First we synthesized current statistics related to energy production and energy potential within the region. Next we used Q Methodology to identify discourses of energy production that are present within a groups of Peace River residents who are involved in local energy-related discussions. This has been merged with data from the other study sites into a national analysis of energy discourses.

Current work addresses the public sphere of energy development, with a focus on the Site C Clean Energy Project in British Columbia.

One branch of this project examines the role of social media and the dynamics and communication and negotiation in the decision-making associated with this large-scale hydro-electric development on the Peace River. Mixed methods are being used, including scouring conventional and social media to create an inventory of the Site C mediaspace, and identify key players. These individuals were then interviewed to explore how their online practices contribute to public deliberation, mediation and opinion-forming.

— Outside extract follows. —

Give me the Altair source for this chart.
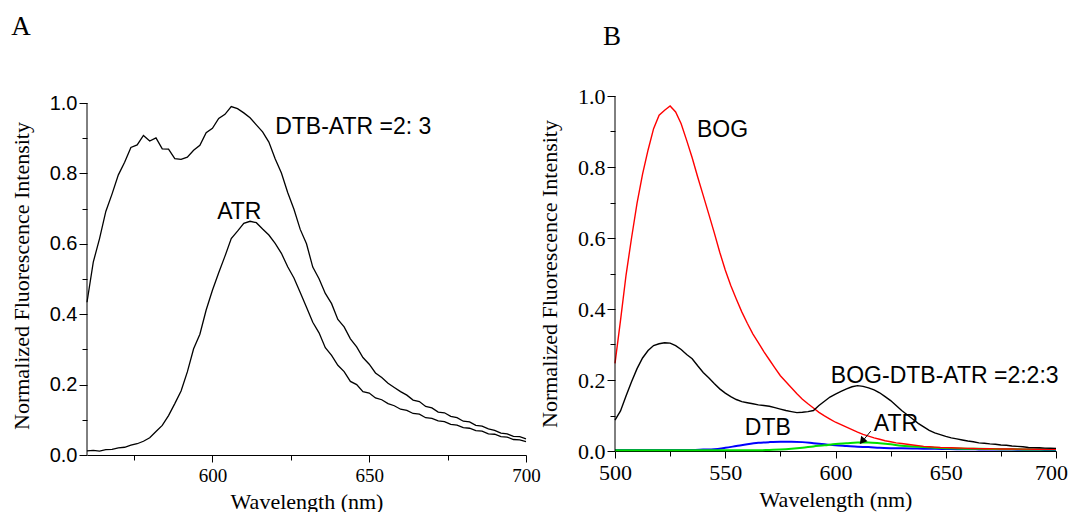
import altair as alt
import pandas as pd

# ---------------- data ----------------
left_wl = list(range(560, 701, 2))
left_dtb_atr = [0.434, 0.548, 0.615, 0.692, 0.742, 0.796, 0.832, 0.874, 0.881, 0.908,
                0.892, 0.901, 0.870, 0.869, 0.842, 0.840, 0.846, 0.866, 0.880, 0.916,
                0.928, 0.956, 0.968, 0.990, 0.984, 0.972, 0.958, 0.938, 0.918, 0.889,
                0.842, 0.801, 0.746, 0.698, 0.641, 0.600, 0.534, 0.501, 0.459, 0.430,
                0.385, 0.364, 0.330, 0.307, 0.277, 0.258, 0.233, 0.220, 0.204, 0.192,
                0.180, 0.170, 0.156, 0.152, 0.138, 0.134, 0.122, 0.120, 0.110, 0.106,
                0.096, 0.094, 0.084, 0.082, 0.074, 0.070, 0.062, 0.060, 0.053, 0.052,
                0.046]
left_atr = [0.012, 0.013, 0.011, 0.015, 0.016, 0.020, 0.022, 0.028, 0.032, 0.039,
            0.049, 0.067, 0.084, 0.112, 0.146, 0.182, 0.236, 0.302, 0.343, 0.412,
            0.468, 0.518, 0.565, 0.615, 0.636, 0.658, 0.664, 0.660, 0.642, 0.625,
            0.601, 0.573, 0.535, 0.503, 0.462, 0.420, 0.377, 0.347, 0.305, 0.283,
            0.255, 0.237, 0.209, 0.200, 0.180, 0.176, 0.162, 0.157, 0.146, 0.140,
            0.130, 0.127, 0.118, 0.116, 0.106, 0.104, 0.097, 0.095, 0.087, 0.085,
            0.078, 0.076, 0.069, 0.068, 0.060, 0.059, 0.052, 0.051, 0.044, 0.043,
            0.038]

right_wl = [500 + 2.5 * i for i in range(81)]
right_bog = [0.247, 0.368, 0.495, 0.600, 0.698, 0.780, 0.848, 0.908, 0.946, 0.960,
             0.972, 0.955, 0.922, 0.875, 0.826, 0.772, 0.720, 0.668, 0.615, 0.560,
             0.510, 0.466, 0.428, 0.392, 0.360, 0.330, 0.305, 0.280, 0.257, 0.234,
             0.212, 0.195, 0.178, 0.161, 0.146, 0.133, 0.121, 0.109, 0.099, 0.090,
             0.081, 0.074, 0.067, 0.060, 0.053, 0.047, 0.042, 0.037, 0.033, 0.029,
             0.026, 0.023, 0.021, 0.019, 0.017, 0.015, 0.013, 0.012, 0.011, 0.010,
             0.0095, 0.009, 0.0085, 0.008, 0.0075, 0.007, 0.0068, 0.0065, 0.0062, 0.006,
             0.0058, 0.0056, 0.0055, 0.0054, 0.0053, 0.0052, 0.0051, 0.005, 0.005, 0.005,
             0.005]
right_mix = [0.087, 0.113, 0.155, 0.195, 0.232, 0.262, 0.283, 0.297, 0.302, 0.305,
             0.304, 0.297, 0.286, 0.272, 0.260, 0.240, 0.221, 0.206, 0.190, 0.175,
             0.163, 0.153, 0.145, 0.139, 0.136, 0.133, 0.130, 0.128, 0.126, 0.122,
             0.118, 0.114, 0.111, 0.108, 0.109, 0.111, 0.114, 0.128, 0.140, 0.152,
             0.160, 0.168, 0.175, 0.181, 0.184, 0.182, 0.178, 0.172, 0.164, 0.153,
             0.142, 0.128, 0.114, 0.102, 0.090, 0.078, 0.068, 0.058, 0.051, 0.046,
             0.041, 0.037, 0.034, 0.031, 0.028, 0.026, 0.023, 0.022, 0.020, 0.019,
             0.017, 0.016, 0.014, 0.013, 0.012, 0.010, 0.0095, 0.009, 0.008, 0.0078,
             0.0075]
right_wl5 = list(range(500, 701, 5))
right_dtb = [0.003, 0.003, 0.003, 0.003, 0.003, 0.003, 0.003, 0.003, 0.004, 0.005,
             0.009, 0.014, 0.019, 0.023, 0.025, 0.026, 0.026, 0.025, 0.022, 0.019,
             0.016, 0.014, 0.012, 0.011, 0.009, 0.008, 0.0075, 0.007, 0.0065, 0.006,
             0.0055, 0.005, 0.005, 0.0045, 0.004, 0.004, 0.004, 0.0035, 0.0035, 0.003,
             0.003]
right_atr = [0.002, 0.002, 0.002, 0.002, 0.002, 0.002, 0.002, 0.002, 0.002, 0.002,
             0.002, 0.002, 0.002, 0.002, 0.003, 0.004, 0.006, 0.009, 0.013, 0.016,
             0.020, 0.022, 0.024, 0.024, 0.022, 0.019, 0.015, 0.013, 0.011, 0.009,
             0.008, 0.007, 0.0065, 0.006, 0.0055, 0.005, 0.0048, 0.0045, 0.0042, 0.004,
             0.004]

assert len(left_dtb_atr) == len(left_wl) and len(left_atr) == len(left_wl)
assert len(right_bog) == len(right_wl) and len(right_mix) == len(right_wl)
assert len(right_dtb) == len(right_wl5) and len(right_atr) == len(right_wl5)

left_labels = ["DTB-ATR =2: 3", "ATR"]
left_label_x = [620, 601.5]
left_label_y = [0.931, 0.689]

right_labels = ["BOG", "BOG-DTB-ATR =2:2:3", "DTB", "ATR"]
right_label_x = [537.2, 597.9, 558.9, 617.4]
right_label_y = [0.903, 0.211, 0.065, 0.076]

arrow_from = (616.0, 0.056)
arrow_to = (611.5, 0.022)

SERIF = "Liberation Serif, Times New Roman, serif"
SANS = "Liberation Sans, Arial, sans-serif"

# ---------------- frames ----------------
df_left = pd.concat([
    pd.DataFrame({"wl": left_wl, "v": left_dtb_atr, "s": "DTB-ATR"}),
    pd.DataFrame({"wl": left_wl, "v": left_atr, "s": "ATR"}),
])
df_right_fine = pd.concat([
    pd.DataFrame({"wl": right_wl, "v": right_bog, "s": "BOG"}),
    pd.DataFrame({"wl": right_wl, "v": right_mix, "s": "BOG-DTB-ATR"}),
])
df_right_coarse = pd.concat([
    pd.DataFrame({"wl": right_wl5, "v": right_dtb, "s": "DTB"}),
    pd.DataFrame({"wl": right_wl5, "v": right_atr, "s": "ATR"}),
])

even = "abs(round(datum.value*10)) % 2 == 0"


def y_axis(font, size):
    return alt.Axis(
        values=[round(0.1 * i, 1) for i in range(11)],
        labelExpr=f"{even} ? format(datum.value, '.1f') : ''",
        tickSize={"condition": {"test": even, "value": 8}, "value": 5},
        labelFont=font, labelFontSize=size, labelPadding=2, labelOverlap=False,
        labelFlush=False,
        title="Normalized Fluorescence Intensity", titleFont=SERIF, titleFontSize=22,
        titleFontWeight="normal", titlePadding=16, grid=False, domain=False,
    )


def x_axis(values, majors, size, last_shift=0):
    test = " || ".join(f"datum.value == {m}" for m in majors)
    return alt.Axis(
        values=values,
        labelExpr=f"({test}) ? datum.label : ''",
        tickSize={"condition": {"test": test, "value": 7}, "value": 5},
        labelOffset={"condition": {"test": "datum.value == 700", "value": last_shift}, "value": 0},
        labelFont=SERIF, labelFontSize=size, labelPadding=4, labelOverlap=False,
        labelFlush=False,
        title="Wavelength (nm)", titleFont=SERIF, titleFontSize=22,
        titleFontWeight="normal", titlePadding=6, grid=False,
    )


# ---------------- left panel ----------------
lx = alt.Scale(domain=[560, 700], nice=False, zero=False)
ly = alt.Scale(domain=[0, 1.02], nice=False)
lxa = x_axis([575, 600, 625, 650, 675, 700], [600, 650, 700], 19)
lya = y_axis(SANS, 20)

left_lines = alt.Chart(df_left).mark_line(color="black", strokeWidth=1.3).encode(
    x=alt.X("wl:Q", scale=lx, axis=lxa),
    y=alt.Y("v:Q", scale=ly, axis=lya),
    detail="s:N",
)
left_domain = alt.Chart(pd.DataFrame({"a": [0]})).mark_rule(color="black", strokeWidth=1).encode(
    x=alt.value(0), y=alt.Y(datum=0.0, axis=lya), y2=alt.Y2(datum=1.0)
)
left_text = alt.Chart(pd.DataFrame({"x": left_label_x, "y": left_label_y, "t": left_labels})).mark_text(
    align="left", baseline="middle", font=SANS, fontSize=23, color="black"
).encode(x=alt.X("x:Q", axis=lxa), y=alt.Y("y:Q", axis=lya), text="t:N")
left_tag = alt.Chart(pd.DataFrame({"t": ["A"]})).mark_text(
    align="center", baseline="middle", font=SERIF, fontSize=27, color="black"
).encode(x=alt.value(-66), y=alt.value(-69), text="t:N")

left = alt.layer(left_lines, left_domain, left_text, left_tag).properties(width=439, height=359)

# ---------------- right panel ----------------
rx = alt.Scale(domain=[500, 700], nice=False, zero=False)
ry = alt.Scale(domain=[0, 1.0], nice=False)
color_scale = alt.Scale(domain=["BOG", "BOG-DTB-ATR", "DTB", "ATR"],
                        range=["#ff0000", "#000000", "#0000ff", "#00e000"])

rxa = x_axis([500, 525, 550, 575, 600, 625, 650, 675, 700], [500, 550, 600, 650, 700], 22,
             last_shift=-5)
rya = y_axis(SERIF, 22)

right_coarse = alt.Chart(df_right_coarse).mark_line(strokeWidth=2, interpolate="monotone").encode(
    x=alt.X("wl:Q", scale=rx, axis=rxa),
    y=alt.Y("v:Q", scale=ry, axis=rya),
    color=alt.Color("s:N", scale=color_scale, legend=None),
)
right_fine = alt.Chart(df_right_fine).mark_line(strokeWidth=1.4).encode(
    x=alt.X("wl:Q", scale=rx, axis=rxa),
    y=alt.Y("v:Q", scale=ry, axis=rya),
    color=alt.Color("s:N", scale=color_scale, legend=None),
)
right_domain = alt.Chart(pd.DataFrame({"a": [0]})).mark_rule(color="black", strokeWidth=1).encode(
    x=alt.value(0), y=alt.Y(datum=0.0, axis=rya), y2=alt.Y2(datum=1.0)
)
right_text = alt.Chart(pd.DataFrame({"x": right_label_x, "y": right_label_y, "t": right_labels})).mark_text(
    align="left", baseline="middle", font=SANS, fontSize=23, color="black"
).encode(x=alt.X("x:Q", axis=rxa), y=alt.Y("y:Q", axis=rya), text="t:N")
arrow_df = pd.DataFrame({"x": [arrow_from[0]], "y": [arrow_from[1]],
                         "x2": [arrow_to[0]], "y2": [arrow_to[1]]})
arrow_line = alt.Chart(arrow_df).mark_rule(color="black", strokeWidth=1).encode(
    x=alt.X("x:Q", axis=rxa), y=alt.Y("y:Q", axis=rya), x2="x2:Q", y2="y2:Q"
)
arrow_head = alt.Chart(pd.DataFrame({"x": [arrow_to[0] + 0.9], "y": [arrow_to[1] + 0.008]})).mark_point(
    shape="triangle", angle=220, size=70, filled=True, color="black", opacity=1
).encode(x=alt.X("x:Q", axis=rxa), y=alt.Y("y:Q", axis=rya))
right_tag = alt.Chart(pd.DataFrame({"t": ["B"]})).mark_text(
    align="center", baseline="middle", font=SERIF, fontSize=27, color="black"
).encode(x=alt.value(-3), y=alt.value(-59), text="t:N")

right = alt.layer(right_coarse, right_fine, right_domain, right_text, arrow_line, arrow_head,
                  right_tag).properties(width=441, height=355)

chart = alt.hconcat(left, right, spacing=89, bounds="flush").properties(
    padding={"left": 2, "top": 5, "right": 0, "bottom": 0}
).configure(font=SERIF).configure_view(stroke=None).configure_axis(
    labelColor="black", tickColor="black", domainColor="black", titleColor="black",
    tickWidth=1, domainWidth=1, labelFlush=False,
)

chart.save("out.html", embed_options={"renderer": "svg", "actions": False})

A second branch is using images and comments extracted from Twitter and Instagram about the proposed Site C headpond and the current Mactaquac headpond, using geographic points and relevant hashtags. The photos will be coded to help us to understand how young people – disproportionate users of those social networks but infrequent participants in public engagement processes – use and feel about those landscapes, and predict how the potential futures of those places may affect those feelings and activities.

Project Report:

Sprague, C. 2014. Energy production and potential in the Peace River Region of Alberta and British Columbia: An environmental scan.